Our response to sufferings should be to glory in them (Romans 5:3-5) and consider them pure joy (James 1:2-4) because they form our Christian character and further solidify our identity in and intimacy with Christ (Philippians 3:10). As author Vaneetha Rendall Risner writes:
Whatever you are dealing with, you can find your suffering in Christ’s. He knows what it’s like to hunger and thirst, to endure sleepless nights and exhausting days, to experience agonizing pain, and to pour himself out for others who are hostile in return. His cousin was murdered, his family misunderstood him, his hometown rejected him, and he watched as a sword pierced his mother’s soul. People used Jesus, flattered him, criticized him, lied about him, betrayed him, abandoned him, mocked him, humiliated him, whipped him, and watched him die an excruciating death.
So where can you identify with him in your suffering? If you have ever been betrayed by a friend, someone you loved and trusted, you can know a little of Christ’s fellowship in suffering. Or if you have ever begged God to remove your anguish, and God denied your desperate request, you can know a little of Christ’s fellowship in suffering. Or if you have experienced tormenting, all-consuming physical pain with no relief, you can know a little of Christ’s fellowship in suffering.

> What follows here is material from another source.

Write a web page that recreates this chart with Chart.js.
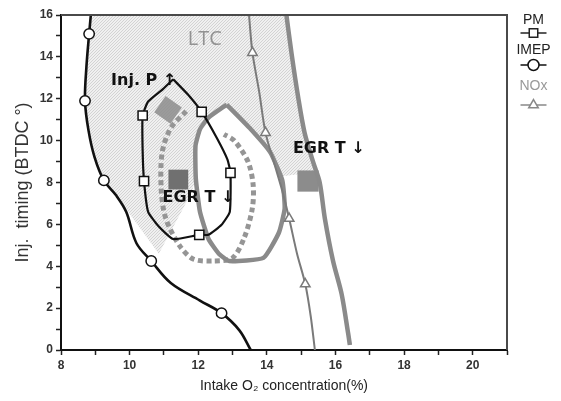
<!DOCTYPE html>
<html>
<head>
<meta charset="utf-8">
<script src="https://cdn.jsdelivr.net/npm/chart.js@4"></script>
<style>
  html, body { margin: 0; padding: 0; background: #fff; }
  #wrap { width: 561px; height: 401px; }
</style>
</head>
<body>
<div id="wrap"><canvas id="c" width="561" height="401"></canvas></div>
<script>
// Operating-range map: intake O2 concentration vs injection timing

// IMEP limit (circles)
const imepCurve = [[8.87,16],[8.82,15.1],[8.74,13.5],[8.70,11.9],[8.80,10.5],[8.98,9.2],[9.25,8.1],[9.6,7.4],[9.9,6.6],[10.2,5.1],[10.63,4.25],[11.2,3.2],[12.05,2.36],[12.68,1.76],[13.2,0.94],[13.53,0]];
const imepMarks = [[8.82,15.1],[8.70,11.9],[9.25,8.1],[10.63,4.25],[12.68,1.76]];

// PM contour (squares), closed loop
const pmLoop = [[11.27,12.93],[11.7,12.2],[12.1,11.37],[12.55,10.1],[12.85,9.1],[12.94,8.46],[12.92,6.6],[12.68,5.98],[12.3,5.5],[12.03,5.5],[11.27,5.3],[10.85,5.9],[10.54,6.6],[10.42,8.07],[10.38,9.5],[10.38,11.2],[10.54,11.87],[10.97,12.46],[11.27,12.93]];
const pmMarks = [[12.1,11.37],[12.94,8.46],[12.03,5.5],[10.42,8.07],[10.38,11.2]];

// NOx limit (triangles)
const noxCurve = [[13.48,16],[13.58,14.2],[13.78,12.3],[13.96,10.38],[14.2,9.0],[14.45,7.6],[14.65,6.28],[14.88,4.6],[15.12,3.15],[15.28,1.6],[15.4,0]];
const noxMarks = [[13.58,14.2],[13.96,10.38],[14.65,6.28],[15.12,3.15]];

// EGR temperature boundaries
const egrOuter = [[14.57,16],[14.72,14.16],[14.91,12.1],[15.1,10.38],[15.35,8.97],[15.54,8.0],[15.69,6.29],[15.93,4.25],[16.18,2.67],[16.37,0.79],[16.42,0.24]];
const egrInner = [[12.83,11.72],[13.5,10.6],[14.1,9.44],[14.45,8.1],[14.52,6.76],[14.35,5.6],[13.9,4.4],[12.9,4.25],[12.6,4.6],[12.3,5.3],[12.05,6.6],[11.93,8.18],[11.92,9.75],[12.05,10.54],[12.3,11.1],[12.83,11.72]];

// Injection pressure shifted boundary (dotted)
const injPCurve = [[11.65,11.4],[11.2,10.6],[10.95,9.45],[10.92,7.7],[11.05,6.3],[11.45,5.0],[11.85,4.35],[12.45,4.25],[13.0,4.4],[13.35,5.4],[13.58,6.8],[13.6,7.9],[13.45,9.0],[13.05,10.0],[12.75,10.3]];

// LTC region outline
const ltcRegion = [[8.87,16],[14.57,16],[14.72,14.16],[14.91,12.1],[15.1,10.38],[15.35,8.97],[15.45,8.5],[14.45,8.3],[14.28,9.12],[13.7,10.3],[12.83,11.72],[12.3,11.1],[12.05,10.54],[11.92,9.75],[11.93,8.18],[11.8,7.5],[10.85,4.6],[9.6,7.4],[9.25,8.1],[8.98,9.2],[8.80,10.5],[8.70,11.9],[8.74,13.5],[8.82,15.1],[8.87,16]];

// Shift markers
const injPBox = [[11.12,11.47]];
const egrBoxLow = [[11.42,8.14]];
const egrBoxRight = [[15.2,8.07]];

// Axis ranges / ticks
const xRange = [8, 21];
const yRange = [0, 16];
const xLabelTicks = [8, 10, 12, 14, 16, 18, 20];
const yLabelTicks = [0, 2, 4, 6, 8, 10, 12, 14, 16];

const pts = a => a.map(([x, y]) => ({x, y}));

// Labels placed in data coordinates
const notes = [
  {text: 'LTC', x: 12.19, y: 14.82, font: '500 20px "Open Sans", "Liberation Sans", Arial, sans-serif', color: '#929292', align: 'center'},
  {text: 'Inj. P \u2191', x: 9.46, y: 12.84, font: 'bold 16px "DejaVu Sans", sans-serif', color: '#111', align: 'left'},
  {text: 'EGR T \u2193', x: 10.96, y: 7.27, font: 'bold 16px "DejaVu Sans", sans-serif', color: '#111', align: 'left'},
  {text: 'EGR T \u2193', x: 14.76, y: 9.6, font: 'bold 16px "DejaVu Sans", sans-serif', color: '#111', align: 'left'}
];

function hatchPattern() {
  const c = document.createElement('canvas');
  c.width = 3; c.height = 3;
  const g = c.getContext('2d');
  g.fillStyle = '#f0f0f0';
  g.fillRect(0, 0, 3, 3);
  g.strokeStyle = '#d3d3d3';
  g.lineWidth = 1;
  g.beginPath();
  g.moveTo(0, 3); g.lineTo(3, 0);
  g.moveTo(-1, 1); g.lineTo(1, -1);
  g.moveTo(2, 4); g.lineTo(4, 2);
  g.stroke();
  return g.createPattern(c, 'repeat');
}

const frameAndNotes = {
  id: 'frameAndNotes',
  afterDatasetsDraw(chart) {
    const {ctx, chartArea: a, scales: {x, y}} = chart;
    ctx.save();
    notes.forEach(n => {
      ctx.font = n.font;
      ctx.fillStyle = n.color;
      ctx.textAlign = n.align;
      ctx.textBaseline = 'middle';
      ctx.fillText(n.text, x.getPixelForValue(n.x), y.getPixelForValue(n.y));
    });
    // top and right frame
    ctx.strokeStyle = '#4a4a4a';
    ctx.lineWidth = 2;
    ctx.beginPath();
    ctx.moveTo(a.left, a.top);
    ctx.lineTo(a.right, a.top);
    ctx.lineTo(a.right, a.bottom);
    ctx.stroke();
    ctx.restore();
  },
  afterDraw(chart) {
    const {ctx, chartArea: a} = chart;
    const cx = a.right + 26.5;
    ctx.save();
    ctx.font = '14px "Liberation Sans", Arial, sans-serif';
    ctx.textAlign = 'center';
    ctx.textBaseline = 'middle';
    const entries = [
      {label: 'PM', color: '#222', textColor: '#222', style: 'rect', ty: 20, ly: 33},
      {label: 'IMEP', color: '#111', textColor: '#222', style: 'circle', ty: 50, ly: 65},
      {label: 'NOx', color: '#888', textColor: '#999', style: 'triangle', ty: 86, ly: 105}
    ];
    entries.forEach(e => {
      ctx.fillStyle = e.textColor;
      ctx.fillText(e.label, cx, e.ty);
      ctx.strokeStyle = e.color;
      ctx.lineWidth = 1.5;
      ctx.beginPath();
      ctx.moveTo(cx - 13, e.ly);
      ctx.lineTo(cx + 13, e.ly);
      ctx.stroke();
      const r = e.style === 'rect' ? 6 : 5.5;
      ctx.fillStyle = '#fff';
      ctx.beginPath();
      if (e.style === 'circle') {
        ctx.arc(cx, e.ly, r, 0, Math.PI * 2);
      } else if (e.style === 'rect') {
        const s = r * Math.SQRT1_2;
        ctx.rect(cx - s, e.ly - s, 2 * s, 2 * s);
      } else {
        for (let i = 0; i < 3; i++) {
          const ang = i * 2 * Math.PI / 3;
          const px = cx + Math.sin(ang) * r, py = e.ly - Math.cos(ang) * r;
          i ? ctx.lineTo(px, py) : ctx.moveTo(px, py);
        }
        ctx.closePath();
      }
      ctx.fill();
      ctx.stroke();
    });
    ctx.restore();
  }
};

const lineDs = (data, color, width, extra) => Object.assign({
  data: pts(data), showLine: true, borderColor: color, borderWidth: width,
  pointRadius: 0, pointHoverRadius: 0, fill: false, tension: 0.25
}, extra || {});

const markDs = (data, style, color, r, order) => ({
  data: pts(data), showLine: false, pointStyle: style, pointRadius: r, pointHoverRadius: r,
  pointBackgroundColor: '#fff', pointBorderColor: color, pointBorderWidth: 1.5, order
});

const boxDs = (data, color, r, rot, order) => ({
  data: pts(data), showLine: false, pointStyle: 'rect', pointRadius: r, pointHoverRadius: r,
  pointRotation: rot, pointBackgroundColor: color, pointBorderWidth: 0, order
});

new Chart(document.getElementById('c'), {
  type: 'scatter',
  data: {
    datasets: [
      lineDs(ltcRegion, 'rgba(0,0,0,0)', 0, {fill: 'shape', backgroundColor: hatchPattern(), tension: 0, order: 20}),
      boxDs(injPBox, 'rgba(140,140,140,0.85)', 14, 35, 15),
      boxDs(egrBoxLow, '#707070', 14, 0, 15),
      boxDs(egrBoxRight, '#8c8c8c', 15, 0, 15),
      lineDs(injPCurve, '#959595', 5, {borderDash: [5, 3.5], tension: 0.3, order: 10}),
      lineDs(egrInner, '#8a8a8a', 4.5, {tension: 0.15, order: 9}),
      lineDs(egrOuter, '#8a8a8a', 4.5, {tension: 0.3, order: 9}),
      lineDs(noxCurve, '#7a7a7a', 2, {tension: 0.3, order: 8}),
      lineDs(pmLoop, '#111', 2.2, {tension: 0.15, order: 5}),
      lineDs(imepCurve, '#111', 2.6, {tension: 0.35, order: 5}),
      markDs(pmMarks, 'rect', '#111', 6.5, 1),
      markDs(imepMarks, 'circle', '#111', 5.2, 1),
      markDs(noxMarks, 'triangle', '#7a7a7a', 5.5, 1)
    ]
  },
  options: {
    responsive: false,
    animation: false,
    events: [],
    layout: {padding: {left: 0, right: 54, top: 11, bottom: 0}},
    plugins: {legend: {display: false}, tooltip: {enabled: false}},
    scales: {
      x: {
        type: 'linear', min: xRange[0], max: xRange[1],
        border: {color: '#111', width: 2},
        grid: {drawOnChartArea: false, drawTicks: true, tickLength: 5, tickColor: '#222', tickWidth: 1.5},
        ticks: {
          stepSize: 1, padding: 3, color: '#333', maxRotation: 0, autoSkip: false,
          font: {family: '"Liberation Sans", Arial, sans-serif', size: 12, weight: 'bold'},
          callback: v => xLabelTicks.includes(v) ? String(v) : ''
        },
        title: {display: true, text: 'Intake O\u2082 concentration(%)', color: '#222',
          font: {family: '"Liberation Sans", Arial, sans-serif', size: 14}, padding: {top: 0, bottom: 6}},
        afterFit: s => { s.height = 51; }
      },
      y: {
        type: 'linear', min: yRange[0], max: yRange[1],
        border: {color: '#111', width: 2},
        grid: {drawOnChartArea: false, drawTicks: true, tickLength: 5, tickColor: '#222', tickWidth: 1.5},
        ticks: {
          stepSize: 1, padding: 3, color: '#333', autoSkip: false,
          font: {family: '"Liberation Sans", Arial, sans-serif', size: 12, weight: 'bold'},
          callback: v => yLabelTicks.includes(v) ? String(v) : ''
        },
        title: {display: true, text: 'Inj.  timing (BTDC \u00B0)', color: '#333',
          font: {family: '"Liberation Sans", Arial, sans-serif', size: 18}, padding: {top: 12, bottom: 0}},
        afterFit: s => { s.width = 61; }
      }
    }
  },
  plugins: [frameAndNotes]
});
</script>
</body>
</html>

There is no suffering we can experience that our Lord cannot relate to. And as we experience a portion of what he did and yield to him in it, we find a precious intimacy with him.
Notably, in terms of privilege, the apostle Paul had it all. He wrote, “If anyone else thinks he has reason for confidence in the flesh, I have more: circumcised on the eighth day, of the people of Israel, of the tribe of Benjamin, a Hebrew of Hebrews; as to the law, a Pharisee; as to zeal, a persecutor of the church; as to righteousness under the law, blameless.” Despite his prominent place in society, he willingly surrendered it and took upon himself the suffering of the Christian life:
Are they servants of Christ? I am a better one—I am talking like a madman—with far greater labors, far more imprisonments, with countless beatings, and often near death. Five times I received at the hands of the Jews the forty lashes less one. Three times I was beaten with rods. Once I was stoned. Three times I was shipwrecked; a night and a day I was adrift at sea; on frequent journeys, in danger from rivers, danger from robbers, danger from my own people, danger from Gentiles, danger in the city, danger in the wilderness, danger at sea, danger from false brothers; in toil and hardship, through many a sleepless night, in hunger and thirst, often without food, in cold and exposure. And, apart from other things, there is the daily pressure on me of my anxiety for all the churches. (2 Corinthians 11:23–28)

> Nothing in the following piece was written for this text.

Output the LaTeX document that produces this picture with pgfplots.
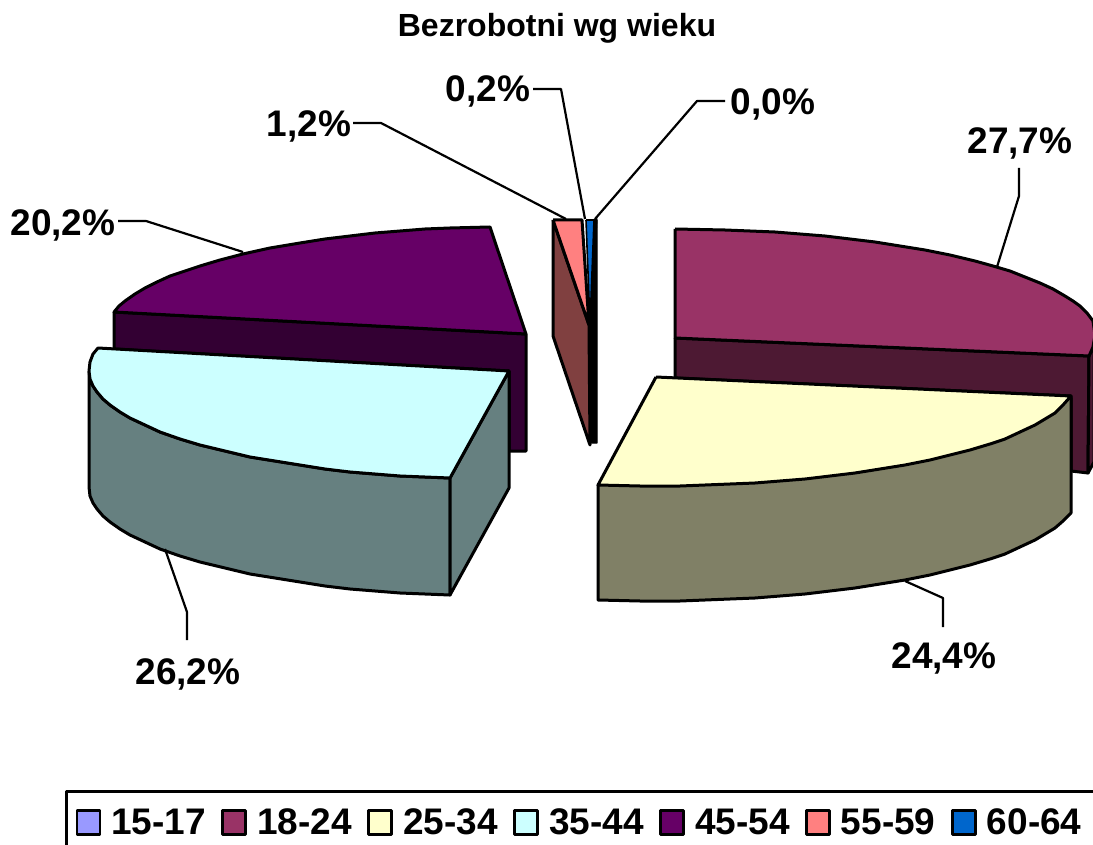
\documentclass[border=0pt]{standalone}
\usepackage{pgfplots}
\pgfplotsset{compat=1.18}
\usepackage{fontspec}
\setmainfont{Liberation Sans}
\definecolor{cA}{HTML}{9999FF}
\definecolor{cB}{HTML}{993366}
\definecolor{cBs}{HTML}{4D1933}
\definecolor{cC}{HTML}{FFFFCC}
\definecolor{cCs}{HTML}{808066}
\definecolor{cD}{HTML}{CCFFFF}
\definecolor{cDs}{HTML}{668080}
\definecolor{cE}{HTML}{660066}
\definecolor{cEs}{HTML}{330033}
\definecolor{cF}{HTML}{FF8080}
\definecolor{cFs}{HTML}{804040}
\definecolor{cG}{HTML}{0066CC}
\newcommand{\lab}{\bfseries\fontsize{37}{40}\selectfont}
\begin{document}
\begin{tikzpicture}
\begin{axis}[
  at={(0pt,0pt)}, anchor=south west,
  width=1093pt, height=845pt, scale only axis,
  xmin=0, xmax=1093, ymin=0, ymax=845, y dir=reverse,
  hide axis,
  every axis plot/.append style={line width=3pt, line join=round},
  legend columns=-1,
  legend style={at={(axis cs:75.5,807.5)}, anchor=north west, draw=none, fill=none,
    inner sep=0pt, outer sep=0pt, font=\lab,
    /tikz/every odd column/.append style={column sep=9pt},
    /tikz/every even column/.append style={column sep=14.5pt},
    nodes={inner sep=1pt, outer sep=0pt, anchor=base west}},
  legend image code/.code={\draw[#1, line width=2.8pt] (0pt,0pt) rectangle (23pt,24pt);},
]
% 15-17
\addplot[fill=cA, draw=black] coordinates {(595,219)(596,219)(590,325)(595,219)};
\addlegendentry{15-17}
% 18-24
\addplot[fill=cBs, draw=black, forget plot] coordinates {(675,338)(1089,356)(1088,473)(1071,471)(1071,396)(675,378)(675,338)};
\addplot[fill=cBs, draw=black, forget plot] coordinates {(1089,356)(1094,345)(1094,462)(1088,473)(1089,356)};
\addplot[fill=cB, draw=black] coordinates {(675,229)(725,230)(750,231)(775,232)(800,234)(825,236)(850,239)(875,242)(900,246)(925,250)(950,255)(975,261)(993,266)(1010,271)(1025,277)(1040,283)(1053,289)(1065,296)(1073,301)(1080,306)(1087,313)(1093,321)(1095,335)(1093,347)(1089,356)(675,338)(675,229)};
\addlegendentry{18-24}
% 25-34
\addplot[fill=cCs, draw=black, forget plot] coordinates {(598,485)(598,600)(640,601)(680,601)(730,599)(755,598)(780,596)(805,594)(830,591)(855,588)(880,584)(905,580)(930,575)(950,570)(970,565)(990,559)(1005,554)(1020,547)(1035,540)(1045,534)(1055,528)(1063,521)(1071,513)(1071,398)(598,485)};
\addplot[fill=cC, draw=black] coordinates {(656,377)(1071,396)(1063,405)(1055,413)(1045,419)(1035,425)(1020,432)(1005,439)(990,444)(970,450)(950,455)(930,460)(905,465)(880,469)(855,473)(830,476)(805,479)(780,481)(755,483)(730,484)(680,486)(640,486)(598,485)(656,377)};
\addlegendentry{25-34}
% 45-54 side (behind 35-44)
\addplot[fill=cEs, draw=black, forget plot] coordinates {(114,312)(526,334)(526,451)(509,451)(509,371)(114,349)(114,312)};
% 35-44
\addplot[fill=cDs, draw=black, forget plot] coordinates {(89,371)(89,487)(90,496)(93,503)(97,509)(103,516)(110,522)(120,529)(130,535)(145,542)(160,549)(180,556)(200,562)(225,568)(250,574)(275,578)(300,582)(325,586)(350,589)(375,591)(400,593)(425,594)(450,595)(450,478)(425,477)(400,476)(375,474)(350,472)(325,469)(300,465)(275,461)(250,457)(225,451)(200,445)(180,439)(160,432)(145,425)(130,418)(120,412)(110,405)(103,399)(97,392)(93,386)(90,379)(89,371)};
\addplot[fill=cDs, draw=black, forget plot] coordinates {(450,478)(450,595)(509,488)(509,371)(450,478)};
\addplot[fill=cD, draw=black] coordinates {(509,371)(98,348)(93,354)(90,362)(89,371)(90,379)(93,386)(97,392)(103,399)(110,405)(120,412)(130,418)(145,425)(160,432)(180,439)(200,445)(225,451)(250,457)(275,461)(300,465)(325,469)(350,472)(375,474)(400,476)(425,477)(450,478)(509,371)};
\addlegendentry{35-44}
% 45-54 top
\addplot[fill=cE, draw=black] coordinates {(526,334)(114,312)(119,306)(125,301)(135,294)(145,288)(157,282)(170,276)(185,271)(200,266)(220,260)(243,254)(270,248)(300,243)(325,239)(350,236)(375,233)(400,231)(425,229)(450,228)(490,227)(526,334)};
\addlegendentry{45-54}
% 55-59
\addplot[fill=cFs, draw=black, forget plot] coordinates {(553,220)(589,325)(590,445)(553,336)(553,220)};
\addplot[fill=cF, draw=black] coordinates {(553,220)(582,220)(589,325)(553,220)};
\addlegendentry{55-59}
% 60-64
\addplot[fill=black, draw=black, line width=1pt, forget plot] coordinates {(590,325)(594,220)(597,220)(597,443)(590,443)(590,325)};
\addplot[fill=cG, draw=black, line width=1.6pt] coordinates {(586,220)(594,220)(590,325)(586,220)};
\addlegendentry{60-64}
% leaders
\addplot[draw=black, line width=2.2pt, forget plot] coordinates {(1019,168)(1019,196)(997,267)};
\addplot[draw=black, line width=2.2pt, forget plot] coordinates {(943,627)(943,598)(905,581)};
\addplot[draw=black, line width=2.2pt, forget plot] coordinates {(187,640)(187,612)(165,549)};
\addplot[draw=black, line width=2.2pt, forget plot] coordinates {(118,221)(146,221)(243,252)};
\addplot[draw=black, line width=2.2pt, forget plot] coordinates {(353,123)(381,123)(566,219)};
\addplot[draw=black, line width=2.2pt, forget plot] coordinates {(533,89)(561,89)(585,219)};
\addplot[draw=black, line width=2.2pt, forget plot] coordinates {(725,101)(697,101)(595,219)};
% legend frame
\addplot[draw=black, line width=3pt, forget plot] coordinates {(66,850)(66,791)(1100,791)};
% labels
\node[font=\bfseries\fontsize{32}{34}\selectfont] at (axis cs:557,28) {Bezrobotni wg wieku};
\node[font=\lab] at (axis cs:1020,143) {27,7\%};
\node[font=\lab] at (axis cs:944,658) {24,4\%};
\node[font=\lab] at (axis cs:188,674) {26,2\%};
\node[font=\lab] at (axis cs:63,225) {20,2\%};
\node[font=\lab] at (axis cs:309,126) {1,2\%};
\node[font=\lab] at (axis cs:488,91) {0,2\%};
\node[font=\lab] at (axis cs:773,104) {0,0\%};
\end{axis}
\pgfresetboundingbox
\path[use as bounding box] (0pt,0pt) rectangle (1093pt,845pt);
\end{tikzpicture}
\end{document}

As far as Paul was concerned, his privilege was nothing compared to “the surpassing worth of knowing Christ Jesus my Lord” (Philippians 3:8), and knowing Jesus means to “share his sufferings, becoming like him in his death” (Philippians 3:10).
I’ve shared some of my journey with suffering and how it brought me closer to Christ. The notion we are entitled to a particular status because of our faith is particularly American and thoroughly unbiblical.
So how are those of us who not only follow Jesus but strive daily to be like Him and, to quote my colleague and friend, Daniel DeWitt, “don’t care about any of that stuff that really isn’t thoroughly Christian,” supposed to respond to the man and the movement? Jesus gives us the Golden Rule and a barb for those who love only those they find lovable:
And as you wish that others would do to you, do so to them. If you love those who love you, what benefit is that to you? For even sinners love those who love them. And if you do good to those who do good to you, what benefit is that to you? For even sinners do the same. (Luke 6:31–33)
Jesus says that loving those who don’t love us and expecting nothing in return leads to a great reward and makes us “sons of the Most High, for he is kind to the ungrateful and the evil” (Luke 6:35).
I should point out that I don’t subscribe to the notion that those with whom I disagree are evil, even if they don’t return the courtesy. Jesus’ point is clear; He extends grace and mercy to us despite ourselves, and if we’re to be like Him, we must do the same for others.
Paul tells us to engage with God in multiple ways on behalf of those in positions of power:
First of all, then, I urge that supplications, prayers, intercessions, and thanksgivings be made for all people, for kings and all who are in high positions, that we may lead a peaceful and quiet life, godly and dignified in every way. This is good, and it is pleasing in the sight of God our Savior, who desires all people to be saved and to come to the knowledge of the truth. (1 Timothy 2:1–4)
Once again, we are promised something good for our efforts, and it’s for the same reason. We worship a God who cares about everyone and wants everyone to come to Him.
Therefore, my path forward is clear if I am sincere about wanting to be more like Christ. I didn’t say it would be easy, and I’m also reminded of what Jesus said to his disciples as he sent them out into the world:
And if anyone will not receive you or listen to your words, shake off the dust from your feet when you leave that house or town. (Matthew 10:14)
God is love, and He wants everyone to come to Him and leave the things of this world to the world. However, He’s not going to waste his time on immovable objects, and I suppose it’s OK if we move on should our attempts at engagement fall on deaf ears or, worse, are met with an invitation to rot in hell. That doesn’t keep me from praying for them, and that’s a habit I need to cultivate in 2024, which I’m convinced will be one hell of a year and an opportunity for Christ's followers to shine if we take it.
Ron, I continue to be encouraged by your clear and compelling stand for Gospel clarity and charity in the face of muddled and misguided MAGA challenges to the faith once delivered. Making sense of the times we live in is the job of every generation. This quote which I read this morning from the Reformed Expository Commentary (on Matthew 24) may be helpful.
"The apostles’ principal strategy was not refutation of falsehood but rearticulation of the truth. The best antidote to heresy is deep knowledge of the truth about Jesus and his redemption."
Tremendous message. Also, love seeing a friend of Dan DeWitt!
I've been struck recently with the words of 1 Peter, and this idea of "learning to lose." This is a posture we need to learn as Christians.